[Records contained in a dataset]
* start *

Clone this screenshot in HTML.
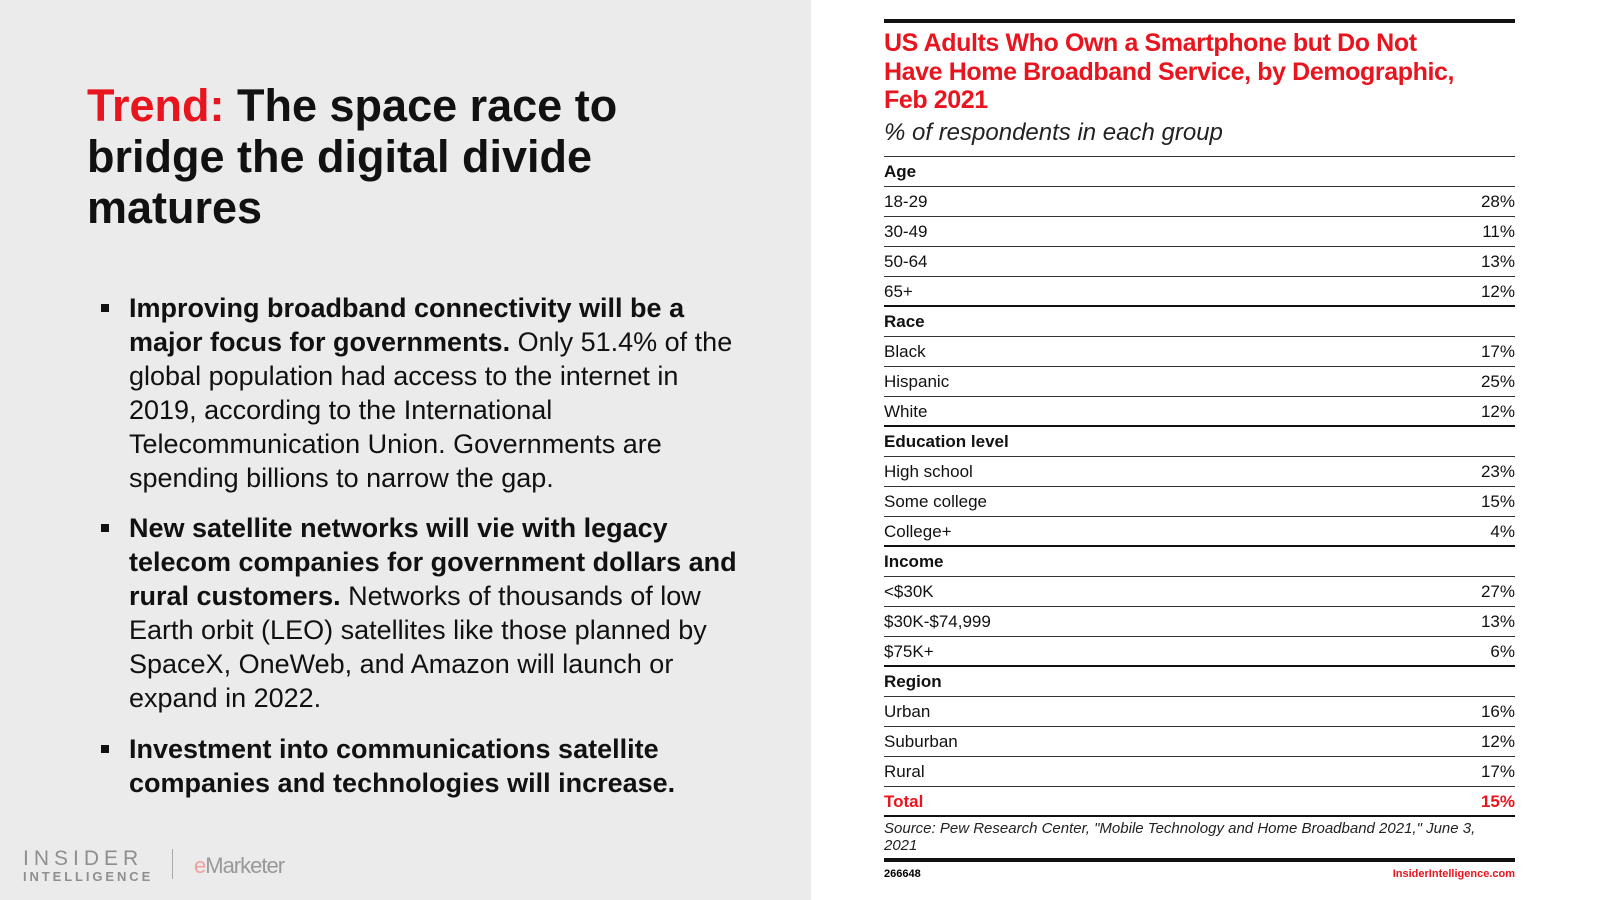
<!DOCTYPE html>
<html><head><meta charset="utf-8"><style>
*{margin:0;padding:0;box-sizing:border-box}
body{width:1600px;height:900px;position:relative;background:#fff;font-family:"Liberation Sans",sans-serif;overflow:hidden}
#left{position:absolute;left:0;top:0;width:811px;height:900px;background:#ebebeb}
h1{position:absolute;left:87px;top:80px;font-size:45px;line-height:51px;font-weight:bold;color:#111;width:650px}
h1 span{color:#e8141e}
.b{position:absolute;left:129px;width:700px;font-size:27px;line-height:34px;color:#111;white-space:nowrap}
.b:before{content:"";position:absolute;left:-28px;top:13px;width:8px;height:8px;background:#111}
.logo{position:absolute;left:23px;top:847px;color:#8f8f8f;font-size:21px;letter-spacing:5px}
.logo2{position:absolute;left:23px;top:869px;color:#8f8f8f;font-size:13px;letter-spacing:2.9px;font-weight:bold}
.sep{position:absolute;left:172px;top:849px;width:1px;height:30px;background:#aaa}
.em{position:absolute;left:194px;top:853px;font-size:22px;color:#999;letter-spacing:-1px}
.em b{color:#f0a0a0;font-weight:normal}
#tbl{position:absolute;left:884px;top:19px;width:631px}
.top{height:4px;background:#111}
.t{color:#e8141e;font-weight:bold;font-size:25px;line-height:28.5px;margin-top:6px;letter-spacing:-0.4px;white-space:nowrap}
.st{font-style:italic;font-size:24px;line-height:30px;color:#222;margin-top:3px;padding-bottom:8px;border-bottom:1px solid #333}
.r{height:30px;line-height:30px;font-size:17px;color:#111;display:flex;justify-content:space-between;border-bottom:1px solid #333}
.r.h{font-weight:bold}
.r.k{border-bottom:2px solid #111}
.r.tot{color:#e8141e;font-weight:bold;border-bottom:2px solid #111}
.src{font-style:italic;font-size:15px;line-height:17px;color:#222;padding:3px 30px 4px 0;border-bottom:4px solid #111}
.ft{display:flex;justify-content:space-between;font-size:11px;font-weight:bold;margin-top:6px}
.ft span+span{color:#e8141e}
</style></head><body>
<div id="left">
<h1><span>Trend:</span> The space race to bridge the digital divide matures</h1>
<div class="b" style="top:291px"><b>Improving broadband connectivity will be a<br>major focus for governments.</b> Only 51.4% of the<br>global population had access to the internet in<br>2019, according to the International<br>Telecommunication Union. Governments are<br>spending billions to narrow the gap.</div>
<div class="b" style="top:511px"><b>New satellite networks will vie with legacy<br>telecom companies for government dollars and<br>rural customers.</b> Networks of thousands of low<br>Earth orbit (LEO) satellites like those planned by<br>SpaceX, OneWeb, and Amazon will launch or<br>expand in 2022.</div>
<div class="b" style="top:732px"><b>Investment into communications satellite<br>companies and technologies will increase.</b></div>
<div class="logo">INSIDER</div>
<div class="logo2">INTELLIGENCE</div>
<div class="sep"></div>
<div class="em"><b>e</b>Marketer</div>
</div>
<div id="tbl">
<div class="top"></div>
<div class="t">US Adults Who Own a Smartphone but Do Not<br>Have Home Broadband Service, by Demographic,<br>Feb 2021</div>
<div class="st">% of respondents in each group</div>
<div class="r h"><span>Age</span></div>
<div class="r"><span>18-29</span><span>28%</span></div>
<div class="r"><span>30-49</span><span>11%</span></div>
<div class="r"><span>50-64</span><span>13%</span></div>
<div class="r k"><span>65+</span><span>12%</span></div>
<div class="r h"><span>Race</span></div>
<div class="r"><span>Black</span><span>17%</span></div>
<div class="r"><span>Hispanic</span><span>25%</span></div>
<div class="r k"><span>White</span><span>12%</span></div>
<div class="r h"><span>Education level</span></div>
<div class="r"><span>High school</span><span>23%</span></div>
<div class="r"><span>Some college</span><span>15%</span></div>
<div class="r k"><span>College+</span><span>4%</span></div>
<div class="r h"><span>Income</span></div>
<div class="r"><span>&lt;$30K</span><span>27%</span></div>
<div class="r"><span>$30K-$74,999</span><span>13%</span></div>
<div class="r k"><span>$75K+</span><span>6%</span></div>
<div class="r h"><span>Region</span></div>
<div class="r"><span>Urban</span><span>16%</span></div>
<div class="r"><span>Suburban</span><span>12%</span></div>
<div class="r"><span>Rural</span><span>17%</span></div>
<div class="r tot"><span>Total</span><span>15%</span></div>
<div class="src">Source: Pew Research Center, "Mobile Technology and Home Broadband 2021," June 3, 2021</div>
<div class="ft"><span>266648</span><span>InsiderIntelligence.com</span></div>
</div>
</body></html>
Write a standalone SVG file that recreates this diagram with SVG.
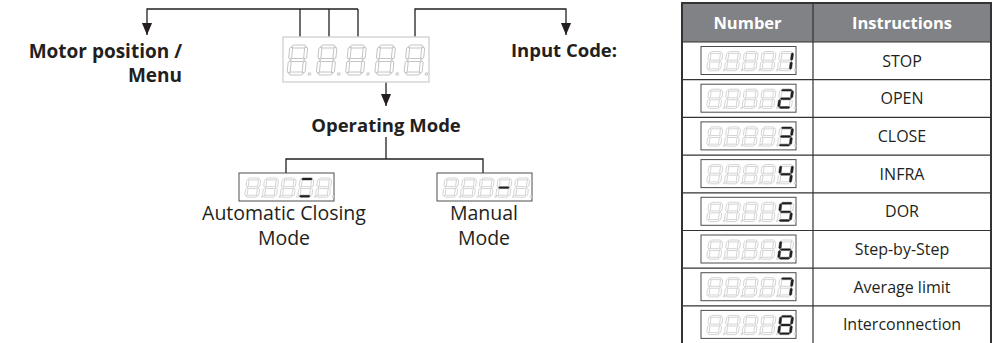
<svg xmlns="http://www.w3.org/2000/svg" xmlns:xlink="http://www.w3.org/1999/xlink" width="997" height="343" viewBox="0 0 997 343">
<style>
.lbl{font-family:"Open Sans","Noto Sans","Liberation Sans",sans-serif;fill:#231f20}
.b{font-weight:bold;font-size:18.5px}
.r{font-size:19.5px}
.th{font-family:"Open Sans","Noto Sans","Liberation Sans",sans-serif;font-weight:bold;font-size:16.5px;fill:#fff}
.td{font-family:"Open Sans","Noto Sans","Liberation Sans",sans-serif;font-size:16px;fill:#231f20}
.con{fill:none;stroke:#231f20;stroke-width:1.3}
.grid{stroke:#333;stroke-width:1.2}
</style>
<defs>
<marker id="ah" markerUnits="userSpaceOnUse" markerWidth="12" markerHeight="13" refX="13" refY="5.5" orient="auto" viewBox="0 0 13 11">
<path d="M0,0 L13,5.5 L0,11 Z" fill="#231f20"/>
</marker>
<path id="sa" d="M2,1.5 L3.5,0 L14.5,0 L16,1.5 L14.5,3 L3.5,3 Z"/>
<path id="sg" d="M2,15 L3.5,13.5 L14.5,13.5 L16,15 L14.5,16.5 L3.5,16.5 Z"/>
<path id="sd" d="M2,28.5 L3.5,27 L14.5,27 L16,28.5 L14.5,30 L3.5,30 Z"/>
<path id="sf" d="M1.5,2 L3,3.5 L3,12.5 L1.5,14 L0,12.5 L0,3.5 Z"/>
<path id="sb" d="M16.5,2 L18,3.5 L18,12.5 L16.5,14 L15,12.5 L15,3.5 Z"/>
<path id="se" d="M1.5,16 L3,17.5 L3,26.5 L1.5,28 L0,26.5 L0,17.5 Z"/>
<path id="sc" d="M16.5,16 L18,17.5 L18,26.5 L16.5,28 L15,26.5 L15,17.5 Z"/>
<g id="dg" fill="#fff" stroke="#c4c4c4" stroke-width="1">
<use href="#sa"/><use href="#sb"/><use href="#sc"/><use href="#sd"/><use href="#se"/><use href="#sf"/><use href="#sg"/>
<circle cx="22.5" cy="29" r="1.3"/>
</g>
<g id="small">
<rect x="0" y="0" width="95" height="28" fill="#fff" stroke="#4d4d4d" stroke-width="1"/>
<use href="#dg" transform="translate(8,5) scale(0.78,0.64) skewX(-6)"/>
<use href="#dg" transform="translate(25.7,5) scale(0.78,0.64) skewX(-6)"/>
<use href="#dg" transform="translate(43.4,5) scale(0.78,0.64) skewX(-6)"/>
<use href="#dg" transform="translate(61.1,5) scale(0.78,0.64) skewX(-6)"/>
<use href="#dg" transform="translate(78.8,5) scale(0.78,0.64) skewX(-6)"/>
</g>
</defs>
<rect width="997" height="343" fill="#fff"/>

<g id="connectors">
<path class="con" d="M300,37 V9 M329,37 V9 M358,37 V9 M358,9 H147 V35" marker-end="url(#ah)"/>
<path class="con" d="M415,37 V9 H566 V35" marker-end="url(#ah)"/>
<path class="con" d="M386,82 V106" marker-end="url(#ah)"/>
<path class="con" d="M386,137 V159 M286,173 V159 H483 V173"/>
</g>

<g id="main-display">
<rect x="283" y="37" width="146" height="45" fill="#fff" stroke="#d6d6d6" stroke-width="1.5"/>
<use href="#dg" transform="translate(290,45) skewX(-6)"/>
<use href="#dg" transform="translate(319.25,45) skewX(-6)"/>
<use href="#dg" transform="translate(348.5,45) skewX(-6)"/>
<use href="#dg" transform="translate(377.75,45) skewX(-6)"/>
<use href="#dg" transform="translate(407,45) skewX(-6)"/>
</g>

<g id="motor-position">
<text class="lbl b" x="182" y="58" text-anchor="end" style="font-size:19px">Motor position /</text>
<text class="lbl b" x="182" y="82" text-anchor="end" style="font-size:19px">Menu</text>
</g>
<g id="input-code">
<text class="lbl b" x="564" y="57" text-anchor="middle">Input Code:</text>
</g>
<g id="operating-mode">
<text class="lbl b" x="386" y="132" text-anchor="middle">Operating Mode</text>
</g>

<g id="auto-closing-mode">
<use href="#small" x="239" y="173"/>
<g transform="translate(239,173)"><g transform="translate(61.1,5) scale(0.78,0.64) skewX(-6)" fill="#231f20" stroke="#231f20" stroke-width="0.4"><use href="#sa"/><use href="#sd"/></g></g>
<text class="lbl r" x="284" y="220" text-anchor="middle">Automatic Closing</text>
<text class="lbl r" x="284" y="245" text-anchor="middle">Mode</text>
</g>

<g id="manual-mode">
<use href="#small" x="437" y="173"/>
<g transform="translate(437,173)"><g transform="translate(61.1,5) scale(0.78,0.64) skewX(-6)" fill="#231f20" stroke="#231f20" stroke-width="0.4"><use href="#sg"/></g></g>
<text class="lbl r" x="484" y="220" text-anchor="middle">Manual</text>
<text class="lbl r" x="484" y="245" text-anchor="middle">Mode</text>
</g>

<g id="table">
<rect x="682" y="3" width="309" height="39" fill="#808285"/>
<g class="grid">
<line x1="682" y1="42" x2="991" y2="42"/>
<line x1="682" y1="79.7" x2="991" y2="79.7"/>
<line x1="682" y1="117.4" x2="991" y2="117.4"/>
<line x1="682" y1="155.1" x2="991" y2="155.1"/>
<line x1="682" y1="192.8" x2="991" y2="192.8"/>
<line x1="682" y1="230.5" x2="991" y2="230.5"/>
<line x1="682" y1="268.2" x2="991" y2="268.2"/>
<line x1="682" y1="305.9" x2="991" y2="305.9"/>
<line x1="813" y1="3" x2="813" y2="345"/>
</g>
<rect x="682" y="3" width="309" height="345" fill="none" stroke="#333" stroke-width="2"/>
<text class="th" x="747.5" y="28.5" text-anchor="middle">Number</text>
<text class="th" x="902" y="28.5" text-anchor="middle">Instructions</text>

<g id="row1">
<use href="#small" x="701" y="46.5"/>
<g transform="translate(779.8,51.5) scale(0.78,0.64) skewX(-6)" fill="#231f20" stroke="#231f20" stroke-width="0.4"><use href="#sb"/><use href="#sc"/></g>
<text class="td" x="902" y="66.5" text-anchor="middle">STOP</text>
</g>
<g id="row2">
<use href="#small" x="701" y="84.2"/>
<g transform="translate(779.8,89.2) scale(0.78,0.64) skewX(-6)" fill="#231f20" stroke="#231f20" stroke-width="0.4"><use href="#sa"/><use href="#sb"/><use href="#sg"/><use href="#se"/><use href="#sd"/></g>
<text class="td" x="902" y="104.2" text-anchor="middle">OPEN</text>
</g>
<g id="row3">
<use href="#small" x="701" y="121.9"/>
<g transform="translate(779.8,126.9) scale(0.78,0.64) skewX(-6)" fill="#231f20" stroke="#231f20" stroke-width="0.4"><use href="#sa"/><use href="#sb"/><use href="#sg"/><use href="#sc"/><use href="#sd"/></g>
<text class="td" x="902" y="141.9" text-anchor="middle">CLOSE</text>
</g>
<g id="row4">
<use href="#small" x="701" y="159.6"/>
<g transform="translate(779.8,164.6) scale(0.78,0.64) skewX(-6)" fill="#231f20" stroke="#231f20" stroke-width="0.4"><use href="#sf"/><use href="#sg"/><use href="#sb"/><use href="#sc"/></g>
<text class="td" x="902" y="179.6" text-anchor="middle">INFRA</text>
</g>
<g id="row5">
<use href="#small" x="701" y="197.3"/>
<g transform="translate(779.8,202.3) scale(0.78,0.64) skewX(-6)" fill="#231f20" stroke="#231f20" stroke-width="0.4"><use href="#sa"/><use href="#sf"/><use href="#sg"/><use href="#sc"/><use href="#sd"/></g>
<text class="td" x="902" y="217.3" text-anchor="middle">DOR</text>
</g>
<g id="row6">
<use href="#small" x="701" y="235"/>
<g transform="translate(779.8,240) scale(0.78,0.64) skewX(-6)" fill="#231f20" stroke="#231f20" stroke-width="0.4"><use href="#sf"/><use href="#se"/><use href="#sg"/><use href="#sc"/><use href="#sd"/></g>
<text class="td" x="902" y="255" text-anchor="middle">Step-by-Step</text>
</g>
<g id="row7">
<use href="#small" x="701" y="272.7"/>
<g transform="translate(779.8,277.7) scale(0.78,0.64) skewX(-6)" fill="#231f20" stroke="#231f20" stroke-width="0.4"><use href="#sa"/><use href="#sb"/><use href="#sc"/></g>
<text class="td" x="902" y="292.7" text-anchor="middle">Average limit</text>
</g>
<g id="row8">
<use href="#small" x="701" y="310.4"/>
<g transform="translate(779.8,315.4) scale(0.78,0.64) skewX(-6)" fill="#231f20" stroke="#231f20" stroke-width="0.4"><use href="#sa"/><use href="#sb"/><use href="#sc"/><use href="#sd"/><use href="#se"/><use href="#sf"/><use href="#sg"/></g>
<text class="td" x="902" y="330.4" text-anchor="middle">Interconnection</text>
</g>
</g>
</svg>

* end *

## Directive
Check each line in the listing above for the string "this", then report how many lines contain it, with no other text.

## The output
2